Raymond’s on Monday, September 12, 7:00 p.m., in the Church. His topic will be:
“The Mass: Essence and Foundation of Western Civilization.” This is going to be
good. I really hope to see a full church for this.
Labor Day. This weekend our nation celebrates “Labor Day,” a day celebrating the hard
work of so many Americans that has made our nation so successful in so many ways. We
should rightly celebrate this, as “work” is one of the original gifts given to Man by God,
as He gave Adam and Eve dominion (“lordship”) over all the earth and commanded
them: “fill the earth and subdue it.” That “subduing” of the earth is the work/labor of
Man, who was created in the image of the Creator. Man shares in God’s creative work by
his labor, and when he works in ways consistent with God’s will, he grows in holiness.
Often, however, we don’t work in ways consistent with God’s will. Too often we
work motivated by envy or greed. Sometimes we deceive or cheat our customers, co-
workers, employers or employees. Sometimes we don’t give an honest day’s work for our
wages, or we don’t pay just wages to our workers. Sometimes we work too much and
neglect our family and God, and sometimes we force our employees to do that. Some
neglect work to engage in criminal activities or simple dependence on governments. Of
course, some are retired after years of hard work, and some can’t work for good
reason—God bless them, and may they work in whatever way they can (volunteering,

assisting friends, etc.) so that they may always participate in God’s creative work!
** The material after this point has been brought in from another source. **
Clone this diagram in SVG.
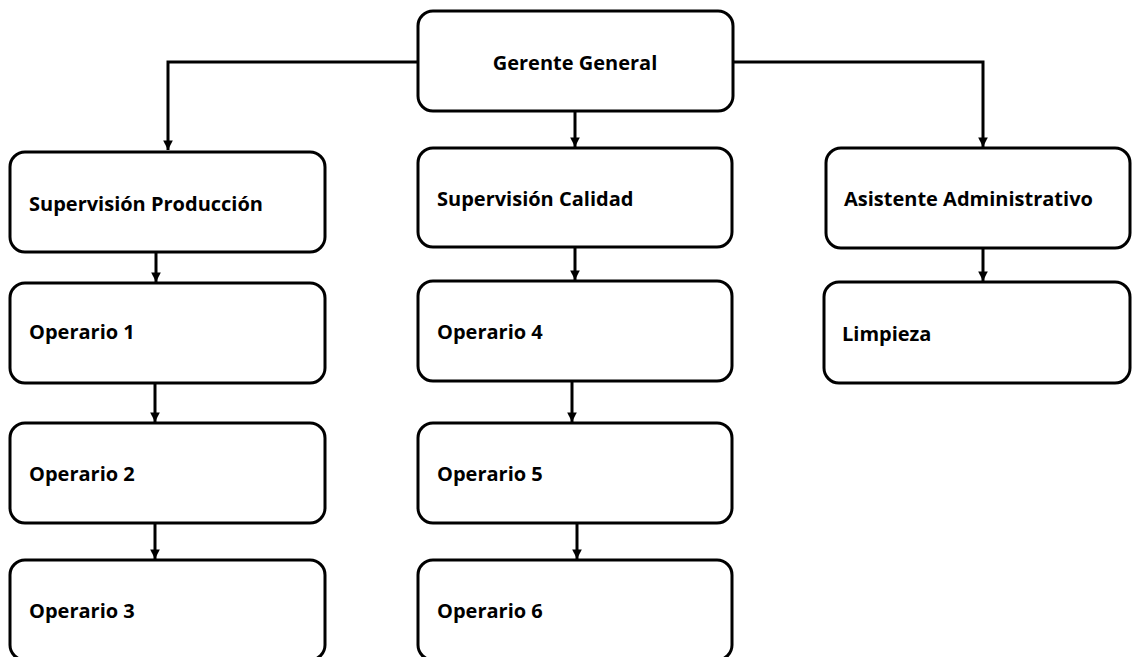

The Church has a long history of defending the dignity of work and workers, but
with the rise of Marxism (which includes Socialism and Communism) in the 19 th century,
the Popes began to speak vociferously against these inherently unjust ideologies. All this
came to a head in 1891, when Pope Leo XIII issued his monumental encyclical, Rerum
Novarum (“Of the New Things”), which is the foundational document of modern
Catholic teaching on “social justice.” Sadly, many Catholics misunderstand this teaching.
Some Catholics even believe that Socialism is the way to social justice. But as Pope Pius
XI wrote in his 1931 encyclical Quadragesimo Anno: “Religious socialism, Christian
socialism, are contradictory terms; no one can be at the same time a good Catholic and a
true socialist.”
One of the errors/sins of Marxism is to promote class warfare—to pit different
groups in society against each other. How is this consistent with the Christian command
to “love your neighbor as yourself”? So the Church particularly condemns this aspect of
Marxism, whether it manifests in the supposed struggle between the “proletariat” vs. the
“bourgeoisie,” capitalists vs. labor, rich vs. poor, male vs. female, or minority race(s) vs.
majority race(s).
Yet there is a movement in our country that embraces this Marxist class warfare
approach in its often violent struggle to reshape our country’s values. Many Catholics
have fallen into the snares of this movement, even though it is directly contrary to basic
Catholic principles.
Moreover, the dignity of work, especially as a participation in divine creativity, is
particularly promoted in what we now commonly call “Capitalism.” The problem is, the
term “capitalism” is actually a term that became popular as a kind of pejorative in the
lexicon of the earliest Marxists, particularly Karl Marx himself, in his seminal work, in
“Das Kapital” (1867). But the great Pope St. John Paul II, who lived under the repressive
evil of a Marxist regime for over 33 years in Poland and was a crucial force in the fall of
Soviet-Communism, had a different view about this economic view of “Capitalism.” In
his classic encyclical, Centesimus Annus (1991) John Paul wrote: “…can it perhaps be
said that, after the failure of Communism, capitalism is the victorious social system,
and that capitalism should be the goal of the countries now making efforts to rebuild their
economy and society? Is this the model which ought to be proposed to the countries of
the Third World which are searching for the path to true economic and civil
progress?…The answer is obviously complex. If by “capitalism” is meant an economic
system which recognizes the fundamental and positive role of business, the market,
private property and the resulting responsibility for the means of production, as well as
free human creativity in the economic sector, then the answer is certainly in the
affirmative, even though it would perhaps be more appropriate to speak of a “business
economy”, “market economy” or simply “free economy”.
“Free human creativity”— is the basis of the American economy, government and
culture. Not the oppressive chains of Marxism, Communism, Socialism. The worker is
creative in as he works in cooperation with his Creator, not a slave as he works according
to the will of the state.

That being said, one of the ways we respect the dignity of the worker is allowing
him time to rest from his labors, so it’s good to take a day off from work to honor work:
“And on the seventh day God finished his work that he had done, and he rested on the
seventh day from all his work that he had done.” So enjoy this “last day of Summer,” rest
and recreate, as God also created you to do.